There are many places in Brazil where extensive livestock production averages one animal per two hectares. That means it would be easy to double productivity, which could have a significant impact on aspects that affect the climate, like deforestation caused by the clearing of rainforest to create pasture for cattle, he said.

The ABC programme requires a major effort to transfer technology, especially to small farmers, who in the past were excluded from the benefits of progress made, even by Embrapa, he acknowledged.

Adapting agriculture to climate change also opens up major opportunities for Brazil, which overcame the “nearly impossible” challenge of developing agriculture in tropical areas that is able to compete with the large temperate-zone agricultural producers, Manzatto said.

Brazil assumed its commitment to cut carbon emissions to contribute to a global agreement that would help keep the average global temperatures from increasing more than two degrees Celsius this century.

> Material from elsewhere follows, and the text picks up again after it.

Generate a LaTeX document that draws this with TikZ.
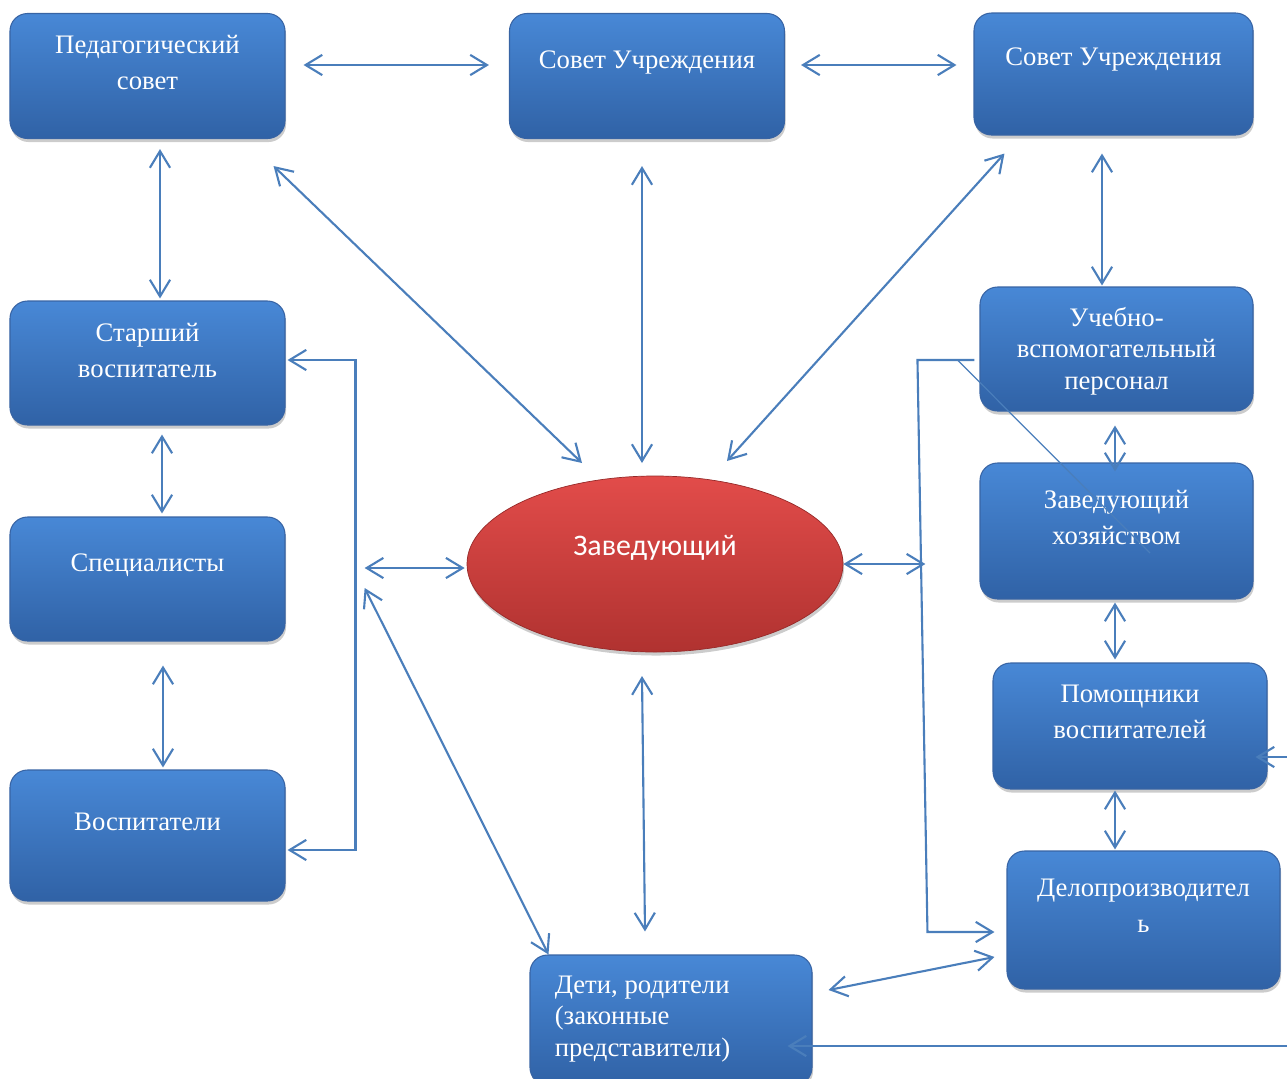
\documentclass[tikz,border=0pt]{standalone}
\usepackage{fontspec}
\setmainfont{Liberation Serif}
\newfontfamily\headfont{Carlito}
\usetikzlibrary{arrows.meta,calc,shapes.geometric,shadows}

\definecolor{linkblue}{RGB}{74,126,187}
\definecolor{boxtop}{RGB}{72,136,214}
\definecolor{boxbot}{RGB}{48,98,166}
\definecolor{boxedge}{RGB}{56,100,164}
\definecolor{headtop}{RGB}{226,76,74}
\definecolor{headbot}{RGB}{176,50,48}

\tikzset{
  box/.style={rectangle, rounded corners=3.5mm, minimum width=55mm, minimum height=25mm,
    inner sep=0pt, draw=boxedge, line width=0.6pt, top color=boxtop, bottom color=boxbot,
    drop shadow={opacity=0.4, shadow xshift=0.6pt, shadow yshift=-2pt}},
  head/.style={ellipse, minimum width=75.2mm, minimum height=35.2mm, inner sep=0pt,
    draw=headbot!85!black, line width=0.4pt, top color=headtop, bottom color=headbot,
    drop shadow={opacity=0.4, shadow xshift=0.6pt, shadow yshift=-2pt}},
  txt/.style={text=white, font=\fontsize{15.2}{20.5}\selectfont, align=center, inner sep=0pt, yshift=#1},
  txt/.default=2.8mm,
  link/.style={draw=linkblue, line width=1.2pt}
}

\begin{document}
\begin{tikzpicture}[x=0.2mm, y=-0.2mm, >={Straight Barb[length=9.5pt,width=11.5pt]}]
   \useasboundingbox (0,0) rectangle (1287,1079);

   \node[box, label={[txt]center:Педагогический\\совет}] (ped) at (147.5,76) {};
   \node[box, label={[txt]center:Совет Учреждения}] (sovet1) at (647,76) {};
   \node[box, minimum width=55.8mm, minimum height=24.4mm, label={[txt=3mm]center:Совет Учреждения}] (sovet2) at (1113.5,74) {};
   \node[box, minimum height=24.8mm, label={[txt=2.5mm]center:Старший\\воспитатель}] (starsh) at (147.5,363) {};
   \node[box, minimum height=24.8mm, label={[txt]center:Специалисты}] (spec) at (147.5,579) {};
   \node[box, minimum height=26.2mm, label={[txt]center:Воспитатели}] (vosp) at (147.5,835.5) {};
   \node[box, minimum width=54.6mm, minimum height=24.8mm,
     label={[txt=-0.4mm, font=\fontsize{15.2}{17.8}\selectfont]center:Учебно-\\вспомогательный\\персонал}] (uvp) at (1116.5,349) {};
   \node[box, minimum width=54.6mm, minimum height=27.2mm, label={[txt]center:Заведующий\\хозяйством}] (zavhoz) at (1116.5,531) {};
   \node[box, minimum width=54.8mm, minimum height=25.2mm, label={[txt]center:Помощники\\воспитателей}] (pomosh) at (1130,726) {};
   \node[box, minimum width=54.6mm, minimum height=27.6mm, label={[txt=2.9mm]center:Делопроизводител\\ь}] (delo) at (1143.5,920) {};
   \node[box, minimum width=56.4mm, minimum height=26mm,
     label={[txt=0.2mm, font=\fontsize{15.2}{17.8}\selectfont, align=left, anchor=west, xshift=5mm]west:{Дети, родители\\(законные\\представители)}}] (deti) at (671,1020) {};
   \node[head, label={[txt=3.2mm, font=\headfont\fontsize{17}{20}\selectfont]center:Заведующий}] (zav) at (655,564) {};

   \draw[link,<->] ($(ped.east)+(18,-11)$) -- ($(sovet1.west)+(-20,-11)$);
   \draw[link,<->] ($(sovet1.east)+(16,-11)$) -- ($(sovet2.west)+(-17,-9)$);
   \draw[link,<->] ($(ped.south)+(12.5,10)$) -- ($(starsh.north)+(12.5,-2)$);
   \draw[link,<->] ($(sovet2.south)+(-11.5,18)$) -- ($(uvp.north)+(-14.5,-1)$);
   \draw[link,<->] ($(ped.south east)+(-12,27)$) -- ($(zav)+(-73,-101)$);
   \draw[link,<->] ($(sovet1.south)+(-5,27)$) -- ($(zav)+(-13,-101)$);
   \draw[link,<->] ($(sovet2.south west)+(31,18)$) -- ($(zav)+(72,-103)$);
   \draw[link,<->] ($(starsh.south)+(14.5,9)$) -- ($(spec.north)+(14.5,-3)$);
   \draw[link,<->] ($(spec.south)+(15.5,24)$) -- ($(vosp.north)+(15.5,-2)$);
   \draw[link,<->] ($(starsh.east)+(2,-3)$) -| ($(starsh.east)+(70,-3)$) |- ($(vosp.east)+(2,14.5)$);

   \draw[link,<->] ($(zav.west)+(-102,4)$) -- ($(zav.west)+(-2,4)$);
   \draw[link,<->] ($(zav.west)+(-102,24)$) -- ($(deti.north west)+(19,0)$);
   \draw[link,<->] ($(zav)+(-13,112)$) -- ($(deti.north)+(-26,-23)$);
   \draw[link,<->] (zav.east) -- ($(zav.east)+(82,0)$);

   \draw[link,->] ($(uvp.west)+(-5,11)$) -- ($(uvp.west)+(-62,11)$) -- ($(delo.west)+(-79,12)$) -- ($(delo.west)+(-12,12)$);
   \draw[draw=linkblue, line width=0.7pt] ($(uvp.west)+(-22,11)$) -- ($(zavhoz)+(33.5,22)$);
   \draw[link,<->] ($(uvp.south)+(-1.5,14)$) -- ($(zavhoz.north)+(-1.5,9)$);
   \draw[link,<->] ($(zavhoz.south)+(-1.5,3)$) -- ($(pomosh.north)+(-15,-3)$);
   \draw[link,<->] ($(pomosh.south)+(-15,1)$) -- ($(delo.north)+(-28.5,-1)$);
   \draw[link,<->] ($(deti.east)+(16,-30)$) -- ($(delo.west)+(-12,37)$);

   \coordinate (inP) at (1290,757);
   \coordinate (inD) at (1290,1046);
   \draw[link,->] (inP) -- ($(pomosh.east)+(-12,31)$);
   \draw[link,->] (inD) -- ($(deti.east)+(-25,26)$);
\end{tikzpicture}
\end{document}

It is a voluntary target adopted by a country that does not have to make a binding commitment because it does not belong to the industrialised world.

The reduction of deforestation in the Amazon jungle in the past few years has strengthened Brazil’s image in the climate change talks. But criticism from environmentalists is mounting because of the reform of the forestry code winding its way through Congress, which would make it easier to clear land in the Amazon jungle for agriculture and would ease the penalties for landowners who destroy woodlands.